Exercise aim = Print exactly what lies from the line with "Write the D3.js code for this chart." down to the line with "0.8, 1.0, 1.2];", counting both of those lines, but not the pictures.

Input material =
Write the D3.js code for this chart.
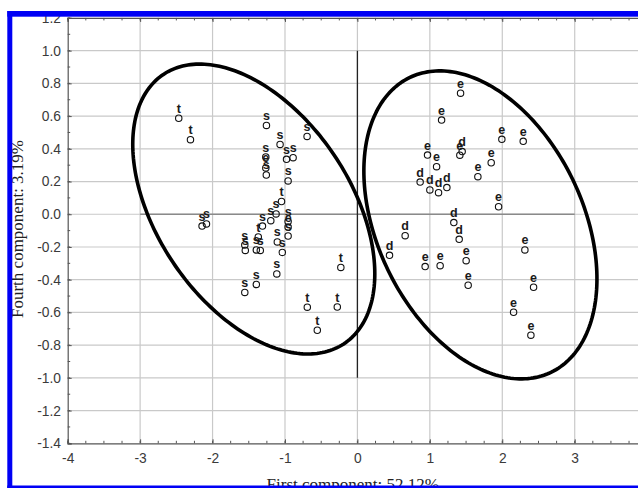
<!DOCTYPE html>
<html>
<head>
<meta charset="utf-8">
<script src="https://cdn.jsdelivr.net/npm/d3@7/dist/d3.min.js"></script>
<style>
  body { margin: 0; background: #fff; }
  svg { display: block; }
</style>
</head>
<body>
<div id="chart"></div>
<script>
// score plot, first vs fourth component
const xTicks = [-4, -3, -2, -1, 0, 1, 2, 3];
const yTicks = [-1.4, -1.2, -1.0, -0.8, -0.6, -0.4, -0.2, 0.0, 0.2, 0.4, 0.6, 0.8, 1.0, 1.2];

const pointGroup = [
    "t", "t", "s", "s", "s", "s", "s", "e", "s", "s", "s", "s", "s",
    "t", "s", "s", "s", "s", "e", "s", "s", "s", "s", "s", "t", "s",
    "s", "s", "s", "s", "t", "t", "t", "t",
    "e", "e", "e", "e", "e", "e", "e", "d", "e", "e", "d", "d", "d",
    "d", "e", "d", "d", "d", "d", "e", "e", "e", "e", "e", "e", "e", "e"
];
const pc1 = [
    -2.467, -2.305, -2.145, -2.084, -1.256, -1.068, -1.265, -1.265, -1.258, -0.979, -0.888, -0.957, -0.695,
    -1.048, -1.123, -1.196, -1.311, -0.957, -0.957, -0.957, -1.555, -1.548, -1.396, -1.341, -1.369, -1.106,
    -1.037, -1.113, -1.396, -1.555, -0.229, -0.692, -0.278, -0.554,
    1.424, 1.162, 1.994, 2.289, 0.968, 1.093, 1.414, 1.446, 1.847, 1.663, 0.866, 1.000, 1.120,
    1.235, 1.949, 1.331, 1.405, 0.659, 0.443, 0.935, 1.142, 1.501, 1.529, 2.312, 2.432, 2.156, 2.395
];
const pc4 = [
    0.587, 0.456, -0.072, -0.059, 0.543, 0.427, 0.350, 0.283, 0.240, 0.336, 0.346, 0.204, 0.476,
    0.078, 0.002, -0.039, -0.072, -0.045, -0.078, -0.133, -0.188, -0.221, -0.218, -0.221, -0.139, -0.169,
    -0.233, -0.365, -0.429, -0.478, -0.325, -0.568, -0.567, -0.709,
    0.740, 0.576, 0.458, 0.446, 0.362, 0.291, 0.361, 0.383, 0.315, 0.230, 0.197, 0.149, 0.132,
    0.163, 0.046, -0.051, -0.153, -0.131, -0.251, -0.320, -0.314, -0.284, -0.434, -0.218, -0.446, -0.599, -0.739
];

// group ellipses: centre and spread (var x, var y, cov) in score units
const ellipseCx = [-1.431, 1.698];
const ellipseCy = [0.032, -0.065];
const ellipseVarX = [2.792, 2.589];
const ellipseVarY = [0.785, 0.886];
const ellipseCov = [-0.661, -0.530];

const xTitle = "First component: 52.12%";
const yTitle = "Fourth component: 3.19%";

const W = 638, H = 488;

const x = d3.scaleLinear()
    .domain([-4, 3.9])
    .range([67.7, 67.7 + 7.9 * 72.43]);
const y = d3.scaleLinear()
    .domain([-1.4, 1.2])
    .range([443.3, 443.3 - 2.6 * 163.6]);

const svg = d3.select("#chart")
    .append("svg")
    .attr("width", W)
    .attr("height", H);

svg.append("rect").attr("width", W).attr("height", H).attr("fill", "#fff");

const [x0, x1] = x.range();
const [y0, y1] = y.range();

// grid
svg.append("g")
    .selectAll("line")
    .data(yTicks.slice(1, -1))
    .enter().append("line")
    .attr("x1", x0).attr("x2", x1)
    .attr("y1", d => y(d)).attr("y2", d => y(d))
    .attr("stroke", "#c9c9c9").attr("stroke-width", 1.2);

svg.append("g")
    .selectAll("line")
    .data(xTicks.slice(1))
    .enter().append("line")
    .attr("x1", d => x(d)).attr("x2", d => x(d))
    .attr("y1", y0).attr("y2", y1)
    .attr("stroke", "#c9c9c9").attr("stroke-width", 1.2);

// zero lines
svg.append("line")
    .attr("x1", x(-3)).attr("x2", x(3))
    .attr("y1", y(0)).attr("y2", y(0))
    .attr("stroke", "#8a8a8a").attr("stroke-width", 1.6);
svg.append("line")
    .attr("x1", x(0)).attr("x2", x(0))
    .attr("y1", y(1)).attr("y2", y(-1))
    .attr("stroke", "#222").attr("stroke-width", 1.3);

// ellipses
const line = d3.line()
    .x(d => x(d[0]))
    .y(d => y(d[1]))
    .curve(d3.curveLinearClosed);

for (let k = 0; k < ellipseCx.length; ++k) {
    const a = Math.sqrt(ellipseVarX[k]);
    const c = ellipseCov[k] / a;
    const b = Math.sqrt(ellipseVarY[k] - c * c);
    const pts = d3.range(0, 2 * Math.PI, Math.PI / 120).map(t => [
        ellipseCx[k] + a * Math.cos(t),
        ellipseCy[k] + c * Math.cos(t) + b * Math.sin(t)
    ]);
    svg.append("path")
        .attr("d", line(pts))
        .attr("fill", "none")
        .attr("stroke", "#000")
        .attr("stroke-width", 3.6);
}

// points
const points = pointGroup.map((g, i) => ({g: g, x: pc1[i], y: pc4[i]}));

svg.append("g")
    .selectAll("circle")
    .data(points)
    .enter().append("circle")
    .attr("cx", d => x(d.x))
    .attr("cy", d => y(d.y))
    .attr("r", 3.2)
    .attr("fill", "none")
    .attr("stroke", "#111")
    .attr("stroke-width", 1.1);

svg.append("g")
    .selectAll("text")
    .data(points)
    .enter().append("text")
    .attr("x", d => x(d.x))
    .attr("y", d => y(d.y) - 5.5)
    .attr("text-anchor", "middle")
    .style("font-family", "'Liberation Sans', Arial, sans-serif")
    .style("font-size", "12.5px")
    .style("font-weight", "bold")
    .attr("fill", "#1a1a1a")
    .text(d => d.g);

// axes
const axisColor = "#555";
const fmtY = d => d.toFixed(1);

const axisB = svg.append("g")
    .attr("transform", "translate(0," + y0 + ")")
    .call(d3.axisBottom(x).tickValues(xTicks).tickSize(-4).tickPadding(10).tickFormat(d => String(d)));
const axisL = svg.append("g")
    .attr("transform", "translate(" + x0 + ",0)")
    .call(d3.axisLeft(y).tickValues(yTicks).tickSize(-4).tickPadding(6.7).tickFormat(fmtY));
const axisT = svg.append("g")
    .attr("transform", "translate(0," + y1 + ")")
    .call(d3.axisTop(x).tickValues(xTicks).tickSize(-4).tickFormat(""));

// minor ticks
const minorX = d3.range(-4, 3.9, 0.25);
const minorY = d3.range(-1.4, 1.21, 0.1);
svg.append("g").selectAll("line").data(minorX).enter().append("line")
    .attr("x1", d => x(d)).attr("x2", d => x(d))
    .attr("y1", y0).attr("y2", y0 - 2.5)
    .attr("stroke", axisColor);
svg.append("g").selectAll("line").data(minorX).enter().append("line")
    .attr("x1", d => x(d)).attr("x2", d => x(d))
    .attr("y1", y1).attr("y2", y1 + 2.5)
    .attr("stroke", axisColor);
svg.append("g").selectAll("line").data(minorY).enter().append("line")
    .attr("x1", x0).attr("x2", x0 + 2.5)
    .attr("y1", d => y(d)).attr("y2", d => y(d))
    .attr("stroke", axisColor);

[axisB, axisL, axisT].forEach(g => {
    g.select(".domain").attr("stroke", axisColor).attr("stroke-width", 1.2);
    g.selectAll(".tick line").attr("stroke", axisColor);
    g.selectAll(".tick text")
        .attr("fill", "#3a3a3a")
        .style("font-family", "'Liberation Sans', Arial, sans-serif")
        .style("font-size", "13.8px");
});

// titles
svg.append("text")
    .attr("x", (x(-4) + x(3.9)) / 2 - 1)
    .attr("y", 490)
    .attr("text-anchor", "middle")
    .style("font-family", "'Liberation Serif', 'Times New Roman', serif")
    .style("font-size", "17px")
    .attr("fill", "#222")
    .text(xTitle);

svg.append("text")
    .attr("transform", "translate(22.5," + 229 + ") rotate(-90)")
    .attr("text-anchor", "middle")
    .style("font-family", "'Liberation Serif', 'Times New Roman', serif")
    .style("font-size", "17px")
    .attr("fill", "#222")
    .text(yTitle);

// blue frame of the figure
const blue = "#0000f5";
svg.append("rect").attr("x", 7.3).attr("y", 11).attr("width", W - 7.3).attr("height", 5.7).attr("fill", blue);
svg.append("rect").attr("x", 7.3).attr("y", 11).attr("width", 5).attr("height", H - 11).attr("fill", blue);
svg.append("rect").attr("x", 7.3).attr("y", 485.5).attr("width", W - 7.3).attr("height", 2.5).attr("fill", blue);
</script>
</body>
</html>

...

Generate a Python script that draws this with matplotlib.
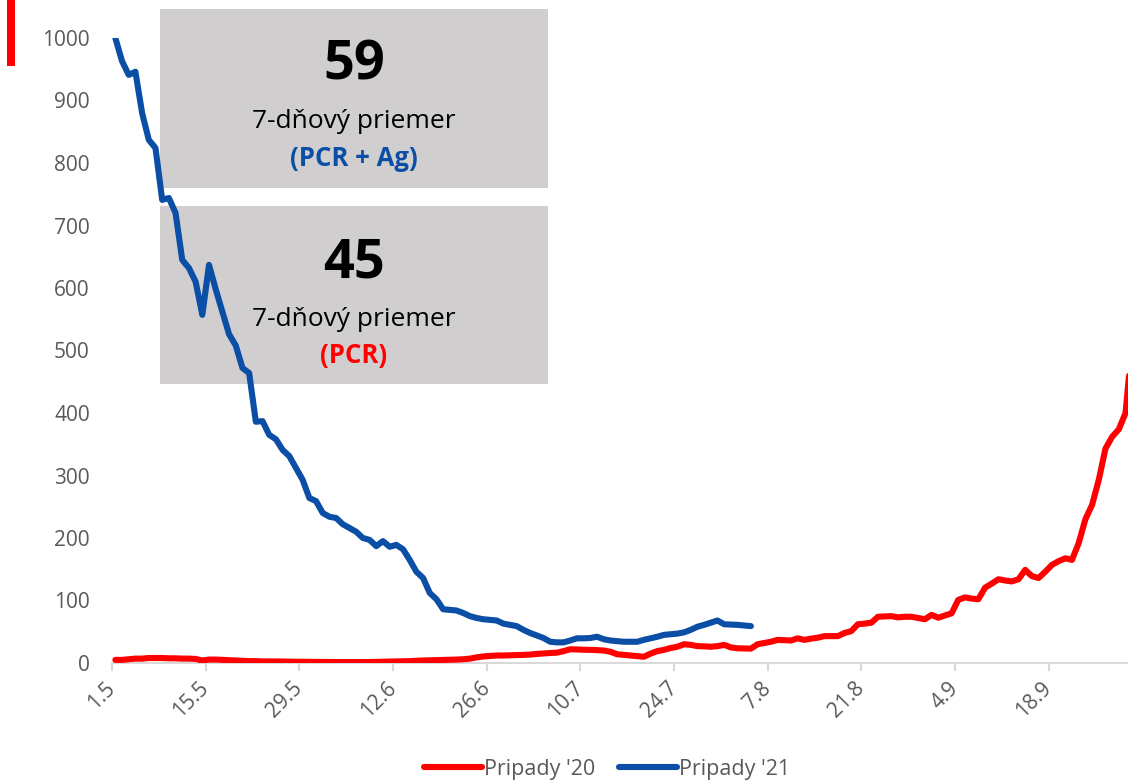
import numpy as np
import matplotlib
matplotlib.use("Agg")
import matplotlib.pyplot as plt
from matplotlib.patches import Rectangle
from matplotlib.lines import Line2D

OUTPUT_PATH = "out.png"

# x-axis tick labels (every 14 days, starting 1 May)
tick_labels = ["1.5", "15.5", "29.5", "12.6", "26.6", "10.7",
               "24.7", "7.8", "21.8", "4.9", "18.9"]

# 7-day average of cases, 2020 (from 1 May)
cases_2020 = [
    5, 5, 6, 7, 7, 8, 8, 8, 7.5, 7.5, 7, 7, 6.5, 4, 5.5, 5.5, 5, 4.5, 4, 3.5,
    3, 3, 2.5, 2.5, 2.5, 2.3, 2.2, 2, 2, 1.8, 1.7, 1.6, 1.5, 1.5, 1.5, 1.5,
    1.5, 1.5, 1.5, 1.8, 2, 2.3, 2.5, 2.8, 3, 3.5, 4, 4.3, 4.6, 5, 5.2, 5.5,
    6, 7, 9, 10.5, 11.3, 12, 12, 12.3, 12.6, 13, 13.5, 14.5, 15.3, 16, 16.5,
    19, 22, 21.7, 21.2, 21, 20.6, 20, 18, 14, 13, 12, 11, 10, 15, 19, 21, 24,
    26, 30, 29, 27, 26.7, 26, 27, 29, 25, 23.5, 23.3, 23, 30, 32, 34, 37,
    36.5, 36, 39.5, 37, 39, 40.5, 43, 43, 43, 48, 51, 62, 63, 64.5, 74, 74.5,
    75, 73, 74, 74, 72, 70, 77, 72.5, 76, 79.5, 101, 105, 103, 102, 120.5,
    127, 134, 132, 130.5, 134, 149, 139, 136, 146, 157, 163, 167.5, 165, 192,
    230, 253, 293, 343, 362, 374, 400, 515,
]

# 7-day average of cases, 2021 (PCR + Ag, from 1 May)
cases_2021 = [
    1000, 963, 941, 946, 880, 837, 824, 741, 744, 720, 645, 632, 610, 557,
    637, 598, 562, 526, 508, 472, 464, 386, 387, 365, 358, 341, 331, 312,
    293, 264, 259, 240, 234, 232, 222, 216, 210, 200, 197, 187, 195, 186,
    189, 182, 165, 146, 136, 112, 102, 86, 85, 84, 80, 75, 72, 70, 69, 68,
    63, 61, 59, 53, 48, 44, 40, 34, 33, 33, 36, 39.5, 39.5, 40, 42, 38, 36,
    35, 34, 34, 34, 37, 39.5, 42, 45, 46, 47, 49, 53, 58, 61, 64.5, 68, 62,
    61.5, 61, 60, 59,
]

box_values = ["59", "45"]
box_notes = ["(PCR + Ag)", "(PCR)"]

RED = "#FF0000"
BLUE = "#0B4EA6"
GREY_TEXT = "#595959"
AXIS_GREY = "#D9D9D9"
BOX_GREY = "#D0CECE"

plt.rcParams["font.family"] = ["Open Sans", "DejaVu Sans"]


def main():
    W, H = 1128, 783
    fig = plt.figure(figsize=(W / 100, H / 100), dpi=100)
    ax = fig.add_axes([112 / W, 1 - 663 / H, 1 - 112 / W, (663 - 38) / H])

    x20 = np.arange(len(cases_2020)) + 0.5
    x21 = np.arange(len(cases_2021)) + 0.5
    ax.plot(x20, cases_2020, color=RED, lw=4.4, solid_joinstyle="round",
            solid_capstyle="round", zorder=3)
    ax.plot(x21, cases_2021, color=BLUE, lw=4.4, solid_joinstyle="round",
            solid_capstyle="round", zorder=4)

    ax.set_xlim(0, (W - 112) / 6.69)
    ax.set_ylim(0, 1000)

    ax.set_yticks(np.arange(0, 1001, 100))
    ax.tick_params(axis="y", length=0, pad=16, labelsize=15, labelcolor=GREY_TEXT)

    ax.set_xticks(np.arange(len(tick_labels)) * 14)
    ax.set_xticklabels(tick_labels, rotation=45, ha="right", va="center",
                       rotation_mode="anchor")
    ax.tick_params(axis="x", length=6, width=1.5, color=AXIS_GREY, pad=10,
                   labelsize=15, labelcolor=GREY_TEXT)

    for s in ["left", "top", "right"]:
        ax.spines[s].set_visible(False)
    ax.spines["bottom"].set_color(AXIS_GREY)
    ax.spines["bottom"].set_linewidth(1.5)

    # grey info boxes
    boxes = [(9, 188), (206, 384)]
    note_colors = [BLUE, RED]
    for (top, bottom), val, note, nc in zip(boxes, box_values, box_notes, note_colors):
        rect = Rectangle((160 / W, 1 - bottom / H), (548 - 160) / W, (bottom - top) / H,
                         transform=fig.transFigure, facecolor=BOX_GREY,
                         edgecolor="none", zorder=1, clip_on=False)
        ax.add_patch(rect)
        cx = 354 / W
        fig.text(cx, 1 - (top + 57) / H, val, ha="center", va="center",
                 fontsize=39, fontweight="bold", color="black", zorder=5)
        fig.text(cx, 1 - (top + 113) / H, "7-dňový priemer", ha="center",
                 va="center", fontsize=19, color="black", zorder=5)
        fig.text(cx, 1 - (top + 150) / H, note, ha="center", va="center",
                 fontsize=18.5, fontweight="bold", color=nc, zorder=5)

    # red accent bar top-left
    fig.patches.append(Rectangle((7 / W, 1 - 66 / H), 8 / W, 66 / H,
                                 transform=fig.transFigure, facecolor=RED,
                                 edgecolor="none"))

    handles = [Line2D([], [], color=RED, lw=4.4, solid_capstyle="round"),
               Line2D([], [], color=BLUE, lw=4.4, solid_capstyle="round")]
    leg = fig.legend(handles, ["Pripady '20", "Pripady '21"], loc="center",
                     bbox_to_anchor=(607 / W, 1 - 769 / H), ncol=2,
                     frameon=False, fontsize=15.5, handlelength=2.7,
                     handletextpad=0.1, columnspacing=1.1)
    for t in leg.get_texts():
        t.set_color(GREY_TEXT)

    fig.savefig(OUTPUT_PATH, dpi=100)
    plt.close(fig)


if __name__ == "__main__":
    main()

Answer to the exercise =
Write the D3.js code for this chart.
<!DOCTYPE html>
<html>
<head>
<meta charset="utf-8">
<script src="https://cdn.jsdelivr.net/npm/d3@7/dist/d3.min.js"></script>
<style>
  body { margin: 0; background: #fff; }
  svg { display: block; }
</style>
</head>
<body>
<div id="chart"></div>
<script>
// score plot, first vs fourth component
const xTicks = [-4, -3, -2, -1, 0, 1, 2, 3];
const yTicks = [-1.4, -1.2, -1.0, -0.8, -0.6, -0.4, -0.2, 0.0, 0.2, 0.4, 0.6, 0.8, 1.0, 1.2];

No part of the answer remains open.